Neither Fulton or the legislature was satisfied with the operation of the internal improvements program in the state. Political machinations, the willingness of the board and the legislature to sacrifice quality in a search for an inexpensive work along with the illusionary expectations of the public that expected immediate results from the improvements prevented Fulton from addressing what he felt were more efficacious needs. Local interests prevented the adoption of a systematic statewide scheme. While working at the Roanoke rapids, Fulton became acquainted with Thomas Moore, the Virginia Engineer. Fulton received a more favorable impression of the Virginia program of internal improvements, and when Moore died, Fulton applied for the position. He was unsuccessful and remained as Principal Engineer for North Carolina.

According to Powell, at that time, most North Carolinians considered engineering to be a lot of academic stuff, devoid of practical value. The average farmer felt he could take a gang of laborers with spades, drag pans and wagons and dig a canal, or construct a road while the Engineers were figuring on it and drawing a lot of useless plans. Indeed, the existing roads had been constructed and maintained in exactly that manner since before the Revolution, under the direction of the County Court.

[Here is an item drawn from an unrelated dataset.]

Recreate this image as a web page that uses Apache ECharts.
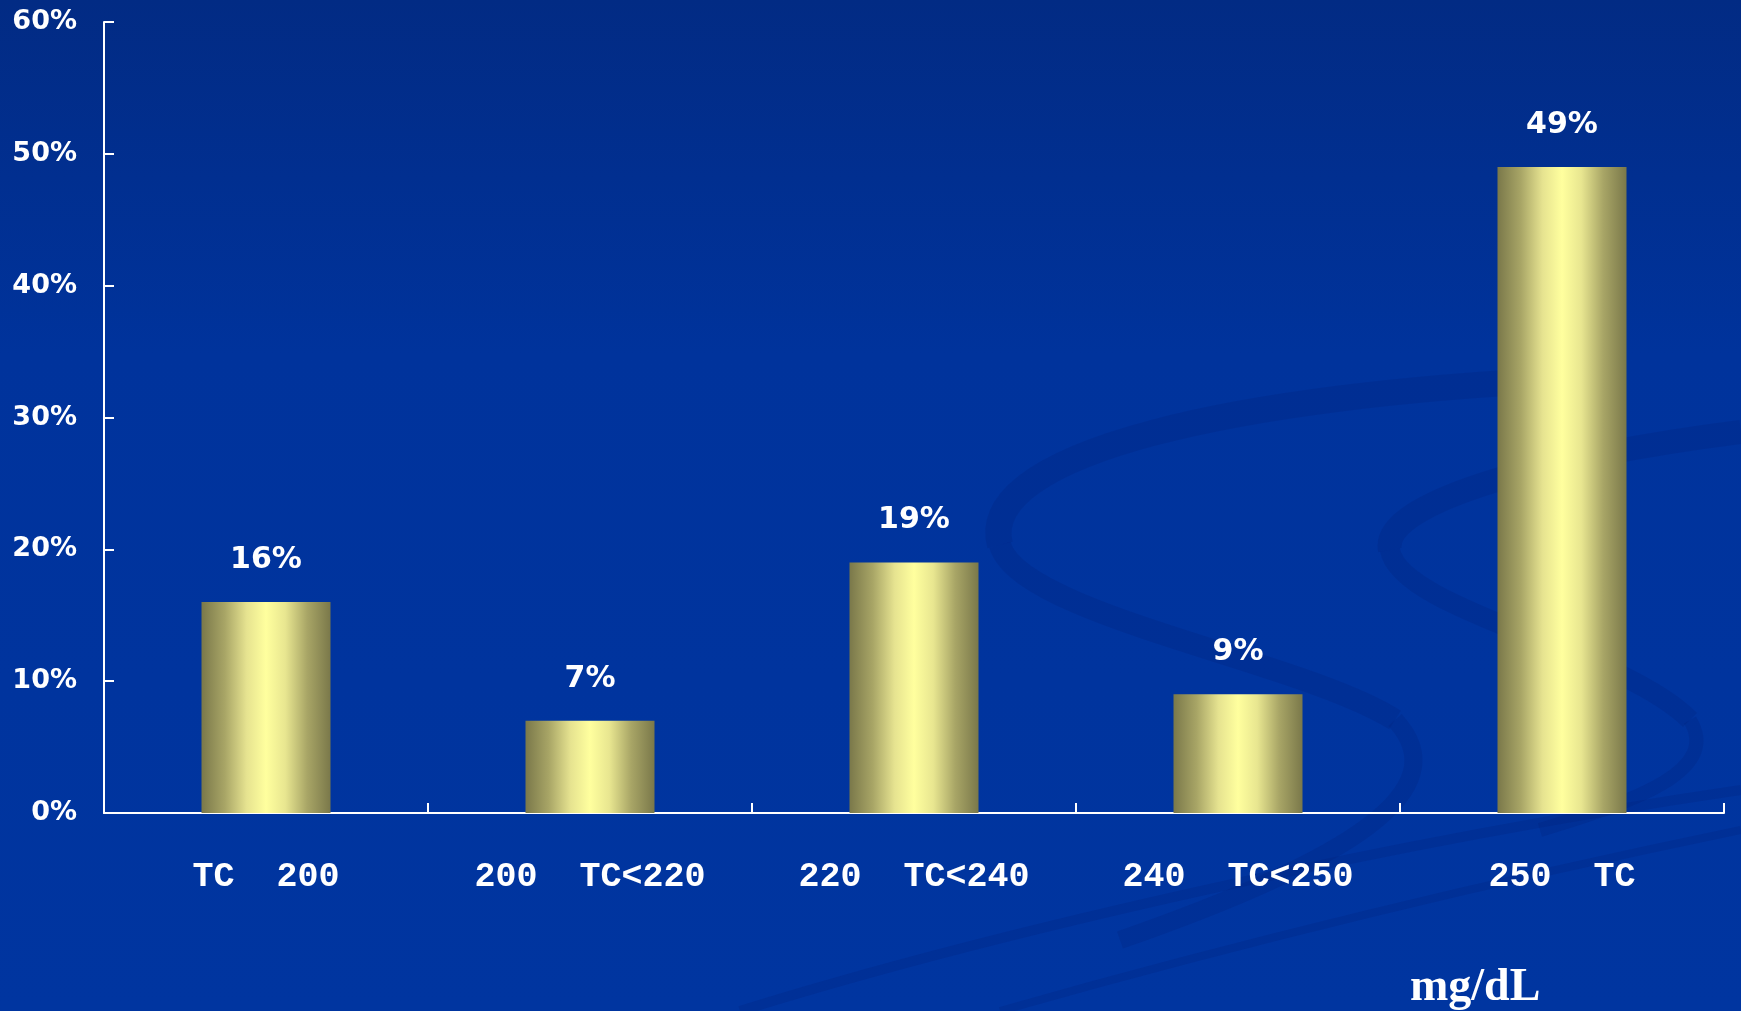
<!DOCTYPE html>
<html>
<head>
<meta charset="utf-8">
<title>TC distribution</title>
<script src="https://cdn.jsdelivr.net/npm/echarts@6/dist/echarts.min.js"></script>
<style>
  html, body { margin: 0; padding: 0; }
  #chart { width: 1741px; height: 1011px; }
</style>
</head>
<body>
<div id="chart"></div>
<script>
// chart data
const categories = ['TC  200', '200  TC<220', '220  TC<240', '240  TC<250', '250  TC'];
const percents = [16, 7, 19, 9, 49];
const yTicks = { min: 0, max: 60, interval: 10 };
const unitLabel = 'mg/dL';

// background swirls (decoration only)
const swirlColor = 'rgba(0, 30, 120, 0.22)';
const swirl = (x1, y1, cpx1, cpy1, cpx2, cpy2, x2, y2, w) => ({
  type: 'bezierCurve',
  silent: true,
  z: -10,
  shape: { x1, y1, cpx1, cpy1, cpx2, cpy2, x2, y2 },
  style: { stroke: swirlColor, lineWidth: w, fill: null },
});

const chart = echarts.init(document.getElementById('chart'));

const barGradient = new echarts.graphic.LinearGradient(0, 0, 1, 0, [
  { offset: 0, color: '#7a784a' },
  { offset: 0.18, color: '#a8a566' },
  { offset: 0.35, color: '#e6e390' },
  { offset: 0.5, color: '#ffff9e' },
  { offset: 0.65, color: '#e8e690' },
  { offset: 0.82, color: '#a8a566' },
  { offset: 1, color: '#7a784a' },
]);

const option = {
  backgroundColor: new echarts.graphic.LinearGradient(0, 0, 0, 1, [
    { offset: 0, color: '#022b84' },
    { offset: 0.35, color: '#00339c' },
    { offset: 1, color: '#0035a0' },
  ]),
  animation: false,
  title: {
    text: unitLabel,
    left: 1405,
    top: 960,
    textStyle: {
      color: '#ffffff',
      fontFamily: 'Liberation Serif',
      fontWeight: 'bold',
      fontSize: 46,
    },
  },
  graphic: [
    swirl(1560, 380, 1250, 395, 975, 450, 1000, 545, 26),
    swirl(1000, 545, 1020, 615, 1300, 660, 1395, 720, 22),
    swirl(1395, 720, 1460, 790, 1350, 860, 1120, 940, 18),
    swirl(1741, 432, 1560, 455, 1380, 500, 1390, 550, 24),
    swirl(1390, 550, 1400, 610, 1620, 650, 1690, 720, 20),
    swirl(1690, 720, 1720, 770, 1640, 800, 1540, 830, 14),
    swirl(740, 1011, 1000, 930, 1400, 840, 1741, 790, 10),
    swirl(1000, 1011, 1250, 940, 1500, 880, 1741, 830, 8),
  ],
  grid: {
    left: 104,
    right: 17,
    top: 22,
    bottom: 198,
  },
  xAxis: {
    type: 'category',
    data: categories,
    axisLine: { lineStyle: { color: '#ffffff', width: 2 } },
    axisTick: {
      show: true,
      alignWithLabel: false,
      inside: true,
      length: 10,
      lineStyle: { color: '#ffffff', width: 2 },
    },
    axisLabel: {
      color: '#ffffff',
      fontFamily: 'Liberation Mono',
      fontWeight: 'bold',
      fontSize: 35,
      margin: 47,
    },
  },
  yAxis: {
    type: 'value',
    min: yTicks.min,
    max: yTicks.max,
    interval: yTicks.interval,
    splitLine: { show: false },
    axisLine: { show: true, lineStyle: { color: '#ffffff', width: 2 } },
    axisTick: { show: true, inside: true, length: 10, lineStyle: { color: '#ffffff', width: 2 } },
    axisLabel: {
      color: '#ffffff',
      fontFamily: 'DejaVu Sans',
      fontWeight: 'bold',
      fontSize: 27,
      margin: 27,
      formatter: '{value}%',
    },
  },
  series: [
    {
      type: 'bar',
      data: percents,
      barWidth: 129,
      itemStyle: { color: barGradient },
      label: {
        show: true,
        position: 'top',
        distance: 27,
        color: '#ffffff',
        fontFamily: 'DejaVu Sans',
        fontWeight: 'bold',
        fontSize: 30,
        formatter: '{c}%',
      },
    },
  ],
};

chart.setOption(option);
</script>
</body>
</html>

Fulton's yearly fee of £1200, in gold, amounting to $5,333 plus expenses, aroused no small amount of envy, particularly from politicians. Further, the sources of funds were not yielding as had been hoped. The State was having difficulty collecting on its land sales of the Cherokee tracts, the Bank of New Bern stock declined and further, few of the internal improvement projects paid on any regular basis.

In 1825, the House passed a resolution directing the Board to reduce Fulton's salary to $3,300 and to hire his services out to other states as occasion arose. As a result of these frustrations, Fulton resigned in March 1826 and took a similar position in Georgia. There, he discovered he had been engaged by a discredited board, a situation not unlike that in North Carolina, and by the end of the year Fulton found himself in private practice in Milledgeville, at that time the capital of Georgia.

Fulton and his family, while in Raleigh, being Anglicans, attended Christ Episcopal Church, and one of his daughters, Julia Jane was born there. Fulton's wife Sarah was greatly admired. David L. Swain wrote that Mrs. Fulton "is worth $1000 per annum to Raleigh, & the society of the place would suffer an irreparable loss by her removal." Swain described Fulton as "blunt but of very friendly disposition and one of the most scientific men in the country.”

In retrospect, it may have been better that Fulton did not receive proper support from the State in the construction of a canal system. A better system was at hand. In 1825 the first railroad locomotive appeared in the United States. In 1827 Joseph Caldwell published a series of newspaper essays advocating this new system of transportation. They were collected and published the next year in a pamphlet entitled The Numbers of Carlton which caught the public imagination and led to the construction of the first railroads in the state.

==Last years==
Fulton suffered from poor health in the climate of the USA and, in 1829, he returned to Britain. There he employed one of his eight children, Hamilton Henry Fulton, as a pupil. In 1832, Fulton made proposals for the construction of a harbor and breakwaters at the coalfield port of Amble in Northumberland. Although these came to nothing, the idea was revived in a different form by Rennie's son, John Rennie the Younger, a few years later. He also worked with Rennie junior on surveys of the railway line between London and Brighton.

He died in 1833 at his home in Upper Stamford Street, Lambeth.